Can you write out all the lines word for word, with no pictures?
------------------------------
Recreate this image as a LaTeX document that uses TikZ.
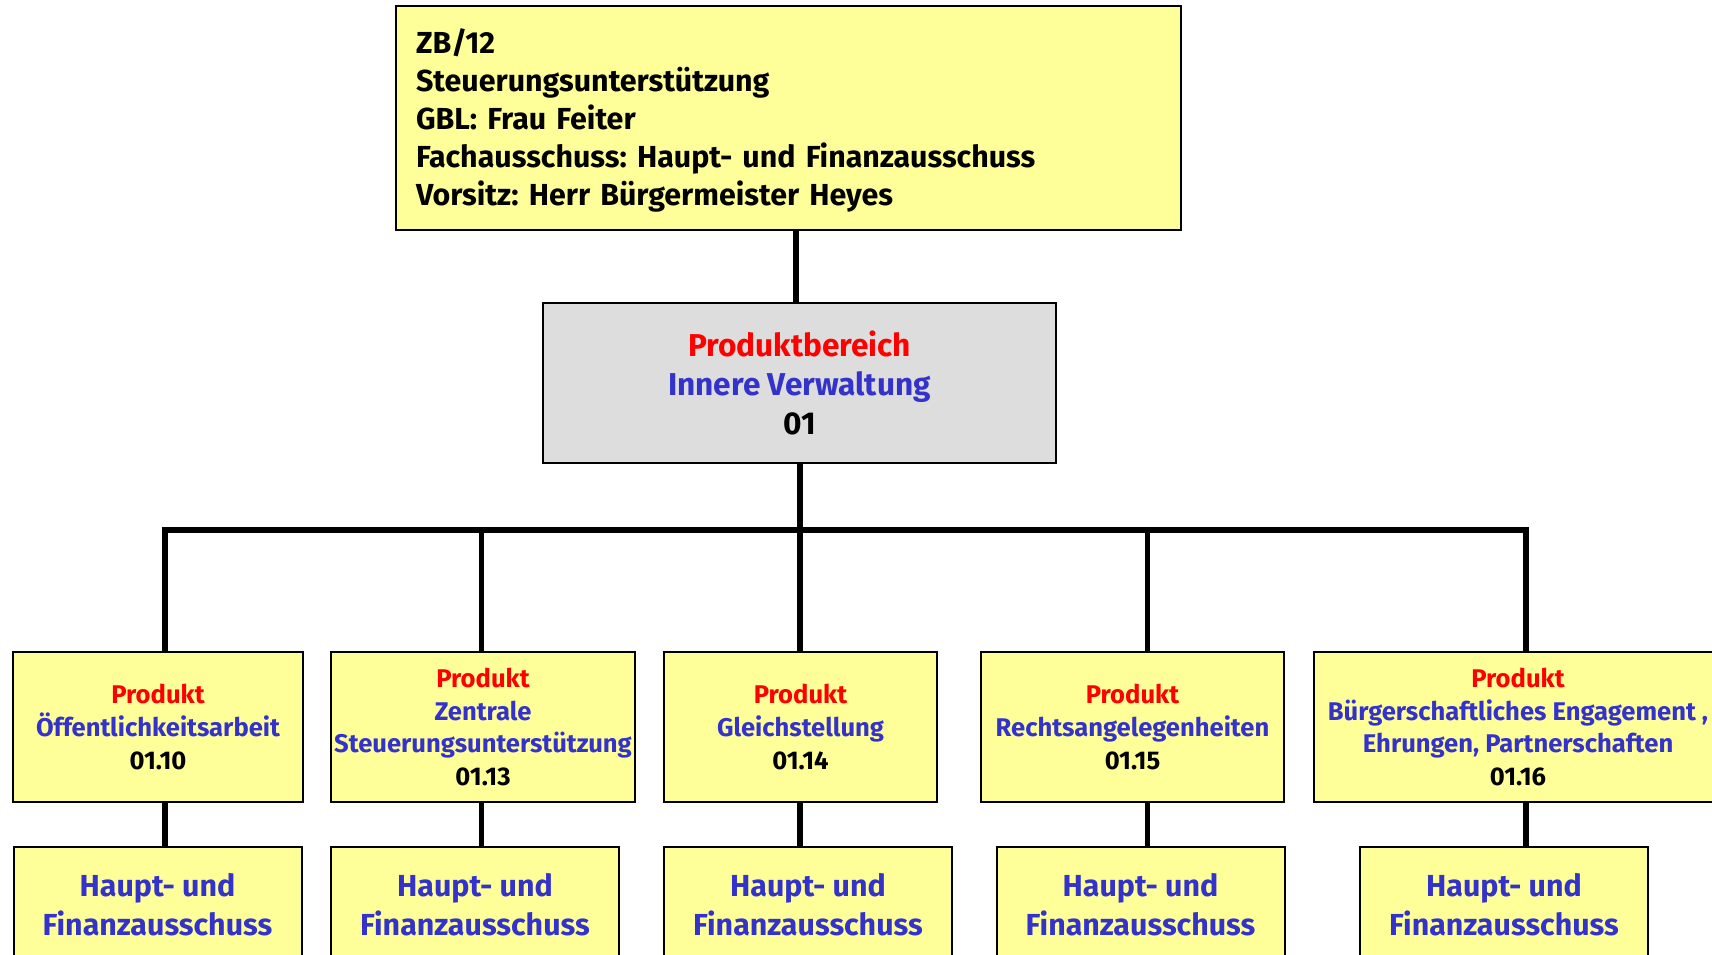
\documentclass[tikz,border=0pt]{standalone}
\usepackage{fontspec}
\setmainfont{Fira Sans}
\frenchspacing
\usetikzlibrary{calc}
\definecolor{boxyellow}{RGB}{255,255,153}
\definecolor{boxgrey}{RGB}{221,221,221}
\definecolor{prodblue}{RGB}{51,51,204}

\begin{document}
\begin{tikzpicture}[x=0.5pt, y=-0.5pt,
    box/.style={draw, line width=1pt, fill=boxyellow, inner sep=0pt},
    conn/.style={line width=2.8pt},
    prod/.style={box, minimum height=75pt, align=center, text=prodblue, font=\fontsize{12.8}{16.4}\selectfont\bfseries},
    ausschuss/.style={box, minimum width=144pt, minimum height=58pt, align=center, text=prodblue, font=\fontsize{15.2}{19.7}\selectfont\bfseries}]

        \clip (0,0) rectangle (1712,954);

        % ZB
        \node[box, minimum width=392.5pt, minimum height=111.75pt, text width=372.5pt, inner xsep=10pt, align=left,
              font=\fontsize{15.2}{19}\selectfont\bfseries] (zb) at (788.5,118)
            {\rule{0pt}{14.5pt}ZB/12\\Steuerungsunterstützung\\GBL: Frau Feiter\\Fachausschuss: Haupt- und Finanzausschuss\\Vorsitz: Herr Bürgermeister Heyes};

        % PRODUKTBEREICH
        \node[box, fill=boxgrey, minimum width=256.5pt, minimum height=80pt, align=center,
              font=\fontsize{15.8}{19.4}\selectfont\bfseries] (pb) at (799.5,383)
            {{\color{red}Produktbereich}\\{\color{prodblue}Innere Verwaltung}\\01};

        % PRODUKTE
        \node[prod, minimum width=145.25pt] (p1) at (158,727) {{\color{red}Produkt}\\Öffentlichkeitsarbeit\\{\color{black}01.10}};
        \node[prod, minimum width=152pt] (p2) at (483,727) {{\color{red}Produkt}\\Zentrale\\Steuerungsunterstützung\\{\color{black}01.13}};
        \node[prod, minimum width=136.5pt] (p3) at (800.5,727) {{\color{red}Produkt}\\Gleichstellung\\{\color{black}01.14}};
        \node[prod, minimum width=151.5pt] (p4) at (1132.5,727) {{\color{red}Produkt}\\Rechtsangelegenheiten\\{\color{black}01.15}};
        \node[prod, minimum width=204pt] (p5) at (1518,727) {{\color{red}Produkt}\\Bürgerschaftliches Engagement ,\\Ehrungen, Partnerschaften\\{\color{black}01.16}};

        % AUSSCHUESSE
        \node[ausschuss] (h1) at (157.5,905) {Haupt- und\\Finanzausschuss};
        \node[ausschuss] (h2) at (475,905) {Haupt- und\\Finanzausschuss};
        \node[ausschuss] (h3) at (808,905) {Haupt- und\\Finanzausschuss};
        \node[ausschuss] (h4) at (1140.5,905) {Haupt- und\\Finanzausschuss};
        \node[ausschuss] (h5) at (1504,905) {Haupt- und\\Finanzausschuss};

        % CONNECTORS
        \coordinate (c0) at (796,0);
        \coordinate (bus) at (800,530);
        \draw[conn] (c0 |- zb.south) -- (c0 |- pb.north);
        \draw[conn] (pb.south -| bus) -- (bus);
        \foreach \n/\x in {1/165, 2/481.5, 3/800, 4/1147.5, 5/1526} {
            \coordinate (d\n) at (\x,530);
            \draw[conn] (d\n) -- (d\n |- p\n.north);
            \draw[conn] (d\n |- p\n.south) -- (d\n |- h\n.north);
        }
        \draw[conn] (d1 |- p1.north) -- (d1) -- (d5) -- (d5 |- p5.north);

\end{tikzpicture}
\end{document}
------------------------------
Exercise result:
Recreate this image as a LaTeX document that uses TikZ.
\documentclass[tikz,border=0pt]{standalone}
\usepackage{fontspec}
\setmainfont{Fira Sans}
\frenchspacing
\usetikzlibrary{calc}
\definecolor{boxyellow}{RGB}{255,255,153}
\definecolor{boxgrey}{RGB}{221,221,221}
\definecolor{prodblue}{RGB}{51,51,204}

\begin{document}
\begin{tikzpicture}[x=0.5pt, y=-0.5pt,
    box/.style={draw, line width=1pt, fill=boxyellow, inner sep=0pt},
    conn/.style={line width=2.8pt},
    prod/.style={box, minimum height=75pt, align=center, text=prodblue, font=\fontsize{12.8}{16.4}\selectfont\bfseries},
    ausschuss/.style={box, minimum width=144pt, minimum height=58pt, align=center, text=prodblue, font=\fontsize{15.2}{19.7}\selectfont\bfseries}]

        \clip (0,0) rectangle (1712,954);

        % ZB
        \node[box, minimum width=392.5pt, minimum height=111.75pt, text width=372.5pt, inner xsep=10pt, align=left,
              font=\fontsize{15.2}{19}\selectfont\bfseries] (zb) at (788.5,118)
            {\rule{0pt}{14.5pt}ZB/12\\Steuerungsunterstützung\\GBL: Frau Feiter\\Fachausschuss: Haupt- und Finanzausschuss\\Vorsitz: Herr Bürgermeister Heyes};

        % PRODUKTBEREICH
        \node[box, fill=boxgrey, minimum width=256.5pt, minimum height=80pt, align=center,
              font=\fontsize{15.8}{19.4}\selectfont\bfseries] (pb) at (799.5,383)
            {{\color{red}Produktbereich}\\{\color{prodblue}Innere Verwaltung}\\01};

        % PRODUKTE
        \node[prod, minimum width=145.25pt] (p1) at (158,727) {{\color{red}Produkt}\\Öffentlichkeitsarbeit\\{\color{black}01.10}};
        \node[prod, minimum width=152pt] (p2) at (483,727) {{\color{red}Produkt}\\Zentrale\\Steuerungsunterstützung\\{\color{black}01.13}};
        \node[prod, minimum width=136.5pt] (p3) at (800.5,727) {{\color{red}Produkt}\\Gleichstellung\\{\color{black}01.14}};
        \node[prod, minimum width=151.5pt] (p4) at (1132.5,727) {{\color{red}Produkt}\\Rechtsangelegenheiten\\{\color{black}01.15}};
        \node[prod, minimum width=204pt] (p5) at (1518,727) {{\color{red}Produkt}\\Bürgerschaftliches Engagement ,\\Ehrungen, Partnerschaften\\{\color{black}01.16}};

        % AUSSCHUESSE
        \node[ausschuss] (h1) at (157.5,905) {Haupt- und\\Finanzausschuss};
        \node[ausschuss] (h2) at (475,905) {Haupt- und\\Finanzausschuss};
        \node[ausschuss] (h3) at (808,905) {Haupt- und\\Finanzausschuss};
        \node[ausschuss] (h4) at (1140.5,905) {Haupt- und\\Finanzausschuss};
        \node[ausschuss] (h5) at (1504,905) {Haupt- und\\Finanzausschuss};

        % CONNECTORS
        \coordinate (c0) at (796,0);
        \coordinate (bus) at (800,530);
        \draw[conn] (c0 |- zb.south) -- (c0 |- pb.north);
        \draw[conn] (pb.south -| bus) -- (bus);
        \foreach \n/\x in {1/165, 2/481.5, 3/800, 4/1147.5, 5/1526} {
            \coordinate (d\n) at (\x,530);
            \draw[conn] (d\n) -- (d\n |- p\n.north);
            \draw[conn] (d\n |- p\n.south) -- (d\n |- h\n.north);
        }
        \draw[conn] (d1 |- p1.north) -- (d1) -- (d5) -- (d5 |- p5.north);

\end{tikzpicture}
\end{document}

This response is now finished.